For those familiar with Indonesia’s coastlines, the bagan is a ubiquitous sight. These distinctive cuboid or triangular fishing structures, introduced in the 1950s by Sulawesi’s Makassarese and Bugis people, line the waters and only come alive at night to harvest the shoals of fish that swim in the deep during the day.
The ocean holds symbolic importance across the archipelago and inspires much devotion. The rites of petik laut, for instance, see Madura’s fisherfolk make offerings to the sea goddess Nyai Loro Kidul to appease her temper and uphold the safety of all those who make a living on, of and around the water.
Such esoteric practices are manifold and indicate the profound reverence ocean goers attach to an element that provides food, employment and income; so too does the bagan testify to the water’s integral contribution to life in Indonesia. The platforms can remain on the sea for days or even months throughout the fishing season.
Bagan platforms, illustrated here by the bagan tancap, or stationary lift net, have an outwardly inscrutable appearance, comprising an anjang-anjang shack and system of nets fastened to a rectangular frame made of bamboo or wood. A deck from which a roller lowers and raises the nets to gather in the catch completes the structure.

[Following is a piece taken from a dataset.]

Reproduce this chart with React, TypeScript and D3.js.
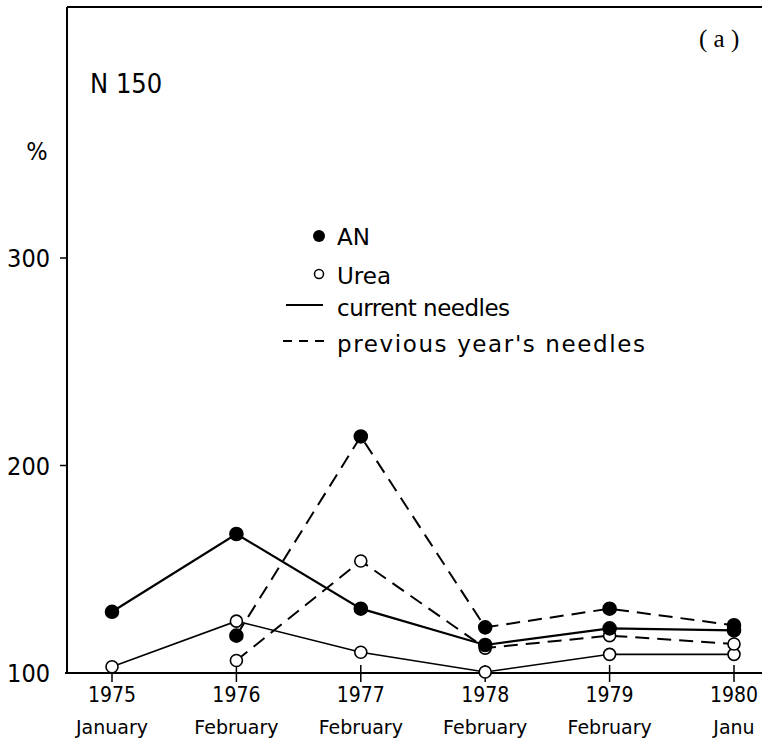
import React from "react";
import * as d3 from "d3";

// sampling dates
const years = ["1975", "1976", "1977", "1978", "1979", "1980"];
const months = ["January", "February", "February", "February", "February", "Janu"];
const yTicks = [100, 200, 300];

// % values, null = not measured
const anCurrent = [129.5, 167, 131, 113.5, 121.5, 120.5];
const anPrevious = [null, 118, 214, 122, 131, 123];
const ureaCurrent = [103, 125, 110, 100.5, 109, 109];
const ureaPrevious = [null, 106, 154, 112, 118, 114];

const W = 771, H = 739;
const cond = "'DejaVu Sans Condensed', 'DejaVu Sans', sans-serif";
const plain = "'DejaVu Sans', sans-serif";

function App() {
  const x = d3.scalePoint<string>().domain(years).range([112, 734]);
  const y = d3.scaleLinear().domain([100, 300]).range([673, 258]);
  const axisX = 67, axisTop = 7, axisRight = 762;

  const line = d3.line<number | null>()
    .defined(d => d != null)
    .x((d, i) => x(years[i]) as number)
    .y(d => y(d as number));

  const series = [
    { vals: ureaCurrent, dash: null, w: 1.6, filled: false },
    { vals: ureaPrevious, dash: "14,8", w: 2, filled: false },
    { vals: anPrevious, dash: "14,8", w: 2, filled: true },
    { vals: anCurrent, dash: null, w: 2.2, filled: true },
  ];

  return (
    <svg width={W} height={H} style={{ position: "absolute", left: 0, top: 0, background: "#fff" }}>
      {/* frame */}
      <line x1={axisX} y1={axisTop} x2={axisRight} y2={axisTop} stroke="#000" strokeWidth={2} />
      <line x1={axisX} y1={axisTop} x2={axisX} y2={y(100)} stroke="#000" strokeWidth={2} />
      <line x1={axisX - 2} y1={y(100)} x2={axisRight} y2={y(100)} stroke="#000" strokeWidth={2} />

      {yTicks.map(t => (
        <g key={t}>
          {t > 100 && <line x1={axisX - 7} x2={axisX} y1={y(t)} y2={y(t)} stroke="#000" strokeWidth={1.5} />}
          <text x={50} y={y(t) + 9} textAnchor="end" fontFamily={cond} fontSize={25}>{t}</text>
        </g>
      ))}
      <text x={37} y={160} textAnchor="middle" fontFamily={cond} fontSize={25}>%</text>
      <text x={90} y={93} fontFamily={cond} fontSize={27}>N 150</text>
      <text x={699} y={47} fontFamily="'Liberation Serif', serif" fontSize={25}>( a )</text>

      {years.map((yr, i) => (
        <g key={yr} transform={`translate(${x(yr)},0)`}>
          <line y1={y(100) - 8} y2={y(100) + 9} stroke="#000" strokeWidth={1.5} />
          <text y={702} textAnchor="middle" fontFamily={cond} fontSize={21}>{yr}</text>
          <text y={734} textAnchor="middle" fontFamily={plain} fontSize={19}>{months[i]}</text>
        </g>
      ))}

      {series.map((s, k) => (
        <path key={k} d={line(s.vals) || ""} fill="none" stroke="#000"
          strokeWidth={s.w} strokeDasharray={s.dash || undefined} />
      ))}
      {series.map((s, k) => s.vals.map((v, i) => v == null ? null : (
        <circle key={`${k}-${i}`} cx={x(years[i])} cy={y(v)} r={s.filled ? 6.5 : 6}
          fill={s.filled ? "#000" : "#fff"} stroke="#000" strokeWidth={1.6} />
      )))}

      {/* legend */}
      <g fontFamily={plain} fontSize={23}>
        <circle cx={319} cy={236} r={6} fill="#000" />
        <text x={337} y={245}>AN</text>
        <circle cx={319} cy={274} r={4.5} fill="#fff" stroke="#000" strokeWidth={1.5} />
        <text x={337} y={284}>Urea</text>
        <line x1={286} x2={323} y1={305} y2={305} stroke="#000" strokeWidth={1.8} />
        <text x={337} y={316} textLength={173}>current needles</text>
        <line x1={283} x2={327} y1={341} y2={341} stroke="#000" strokeWidth={1.8} strokeDasharray="9,7" />
        <text x={337} y={352} textLength={308}>previous year's needles</text>
      </g>
    </svg>
  );
}

export default App;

At sunset during the dark phases of the moon, the lights rest a metre or so above the water’s surface to attract fish: when enough appear, the fisherfolk reduce the illumination and raise the net via a hoist. And thus does the process repeat, from the day’s end to the day’s break, with the fruits of this labour left to dry on a pontoon.
The bagan is a secretive instrument, characterised by an apparent stillness that belies the industry within its confines. And when the night falls, and the lamps illuminate the structures with flickering new dimensions, the platforms seem to take on another form, as though guarding the coastline like a garrison of watchful sentinels.